La Cour de cassation reconnaît le préjudice d’anxiété des travailleurs exposés à l’amiante et condamne les employeurs à les indemniser.
Une importante décision de justice est intervenue aujourd’hui. La cour de cassation a reconnu le préjudice d’anxiété de salariés en cessation anticipée d’activité du fait de leur exposition à l’amiante.

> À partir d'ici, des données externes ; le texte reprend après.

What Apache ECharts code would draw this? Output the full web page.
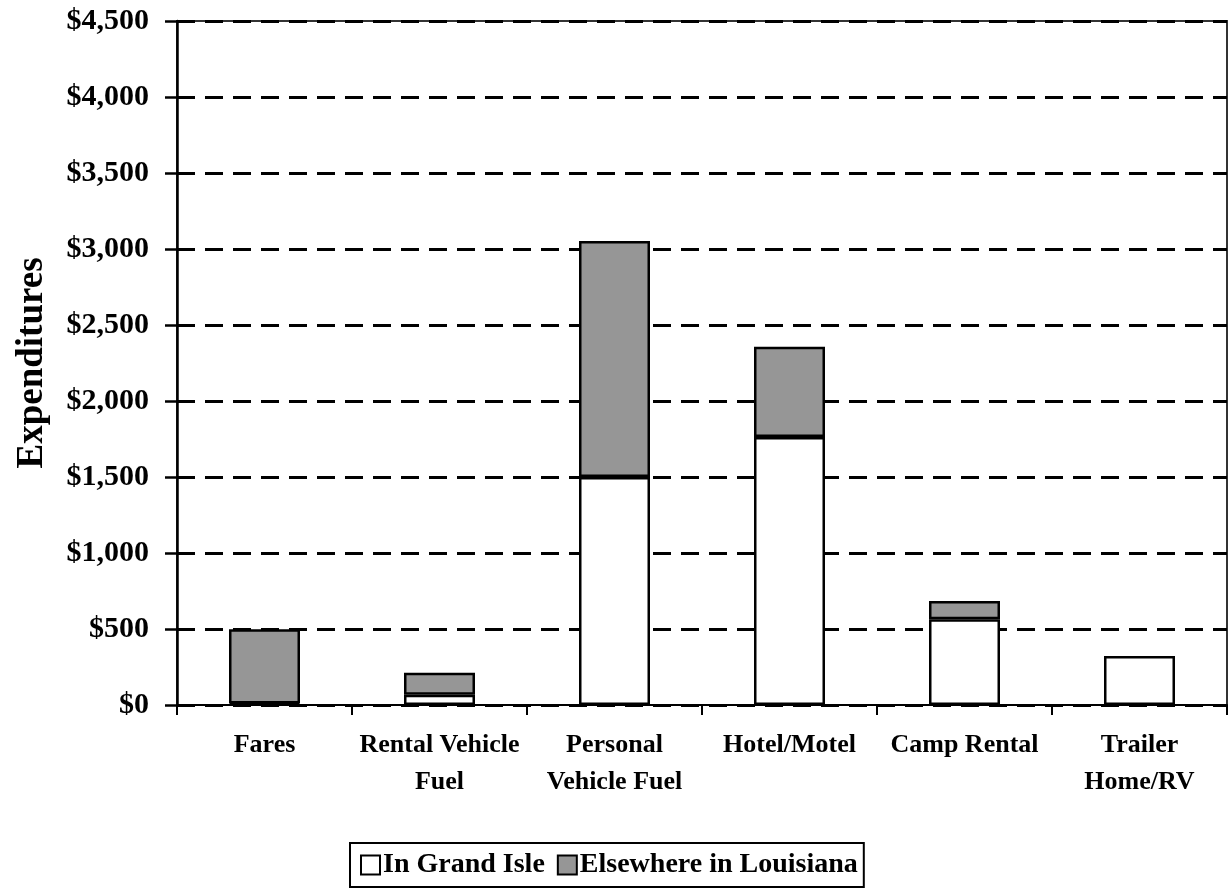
<!DOCTYPE html>
<html lang="en">
<head>
  <meta charset="UTF-8">
  <title>Expenditures</title>
  <script type="text/javascript" src="https://cdn.jsdelivr.net/npm/echarts@6/dist/echarts.min.js"></script>
  <style>
    html, body, #container {
      width: 100%;
      height: 100%;
      margin: 0;
      padding: 0;
      overflow: hidden;
      background: #fff;
    }
  </style>
</head>
<body>
  <div id="container"></div>

  <script type="text/javascript">
    var categories = ['Fares', 'Rental Vehicle\nFuel', 'Personal\nVehicle Fuel', 'Hotel/Motel', 'Camp Rental', 'Trailer\nHome/RV'];
    var inGrandIsle = [10, 68, 1500, 1763, 564, 322];
    var elsewhere = [488, 144, 1553, 594, 120, 0];

    var font = 'Liberation Serif';

    var myChart = echarts.init(document.getElementById('container'), null, { renderer: 'canvas' });
    myChart.setOption({
      backgroundColor: '#fff',
      animation: false,
      grid: {
        left: 177, right: 2, top: 21, bottom: 187,
        outerBoundsMode: 'none',
        containLabel: false,
        show: true,
        borderColor: '#333',
        borderWidth: 2
      },
      legend: {
        left: 350,
        top: 843,
        orient: 'horizontal',
        icon: 'rect',
        itemWidth: 19,
        itemHeight: 19,
        itemGap: 12,
        padding: [8, 6, 8, 10],
        borderColor: '#000',
        borderWidth: 2,
        textStyle: { fontFamily: font, fontWeight: 'bold', fontSize: 28, color: '#000', padding: [0, 0, 0, -2] },
        data: [
          { name: 'In Grand Isle', itemStyle: { color: '#fff', borderColor: '#000', borderWidth: 2 } },
          { name: 'Elsewhere in Louisiana', itemStyle: { color: '#969696', borderColor: '#000', borderWidth: 2 } }
        ]
      },
      xAxis: {
        type: 'category',
        data: categories,
        axisLine: { lineStyle: { color: '#000', width: 2 } },
        axisTick: { show: true, length: 10, lineStyle: { color: '#000', width: 2 } },
        axisLabel: {
          fontFamily: font, fontWeight: 'bold', fontSize: 26, color: '#000',
          margin: 22, lineHeight: 37, interval: 0
        },
        splitLine: { show: false }
      },
      yAxis: {
        type: 'value',
        min: 0,
        max: 4500,
        interval: 500,
        name: 'Expenditures',
        nameLocation: 'middle',
        nameGap: 126,
        nameTextStyle: { fontFamily: font, fontWeight: 'bold', fontSize: 37, color: '#000' },
        axisLine: { show: true, lineStyle: { color: '#000', width: 2.5 } },
        axisTick: { show: true, inside: false, length: 12, lineStyle: { color: '#000', width: 2.5 } },
        axisLabel: {
          fontFamily: font, fontWeight: 'bold', fontSize: 30, color: '#000', margin: 28,
          formatter: function (v) { return '$' + v.toLocaleString('en-US'); }
        },
        splitLine: { show: true, lineStyle: { color: '#000', width: 3, type: [18, 10] } }
      },
      series: [
        {
          name: 'In Grand Isle',
          type: 'bar',
          stack: 'total',
          barWidth: 71,
          data: inGrandIsle.map(function (v) { return v > 0 ? v : '-'; }),
          itemStyle: { color: '#fff', borderColor: '#000', borderWidth: 2.5 }
        },
        {
          name: 'Elsewhere in Louisiana',
          type: 'bar',
          stack: 'total',
          barWidth: 71,
          data: elsewhere.map(function (v) { return v > 0 ? v : '-'; }),
          itemStyle: { color: '#969696', borderColor: '#000', borderWidth: 2.5 }
        }
      ]
    });
  </script>
</body>
</html>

Le préjudice est défini par la Haute Cour dans ces termes : « Les salariés… se trouvaient par le fait de l’employeur dans une situation d’inquiétude permanente face aux risques de déclaration à tout moment d’une maladie liée à l’amiante et étaient amenés à subir des contrôles et examens réguliers propres à réactiver cette angoisse ».
Selon Me Jean-Paul Teissonnière, qui a défendu les salariés devant les tribunaux des prud’hommes puis les Cours d’Appel de Paris et de Bordeaux,
La contamination constitue une forme d’atteinte corporelle même si elle n’aboutit pas nécessairement à l’apparition d’une pathologie reconnue dans le cadre des maladies professionnelles. Il était essentiel que la Cour reconnaisse le droit des salariés contaminés (alors même qu’ils ne sont pas malades) à obtenir réparation de ce préjudice devant le Conseil de Prud’Hommes. Il restera à en obtenir une meilleure indemnisation en s’attachant à décrire chacune des composantes de ce préjudice spécifique ».
Coupables mais pas responsables…
Néanmoins, la cour de cassation casse les arrêts de Cour d’Appel de Paris et Bordeaux qui avaient également reconnu le préjudice économique subi par les salariés concernés, du fait de leur départ en pré-retraite avec une perte économique de 35% par rapport à leur salaire. Selon Me Jean-Paul Teissonnière : « Contredisant les Cours d’Appel de PARIS et de BORDEAUX et le courant jurisprudentiel majoritaire qui se dessinait dans toute la FRANCE, la Cour de Cassation approfondit le processus de déresponsabilisation des entreprises qui ont impunément empoisonné des dizaines de milliers de salariés et dont l’indemnisation repose, pour l’essentiel : non sur les employeurs responsables mais sur la branche accident du travail – maladie professionnelle de la Sécurité Sociale ».
Ban Asbestos France et l’association Henri Pézerat considèrent que la décision de reconnaître le préjudice d’anxiété de salariés contaminés est une avancée majeure sur le terrain du droit à la santé des travailleurs. Il s’agit d’une reconnaissance essentielle de ce que vivent les victimes d’une contamination dont les effets se manifestent des années voire des décennies plus tard. Cette reconnaissance devrait faire jurisprudence dans les nombreux cas d’entreprises ayant exposé leurs salariés aux contaminations, intoxications ou irradiations.
Les deux associations continueront à soutenir la lutte pour la justice devant les Cours d’Appel de renvoi, afin d’obtenir la reconnaissance du préjudice économique et en faire assumer le coût par les véritables responsables de cette mise en danger délibérée d’autrui.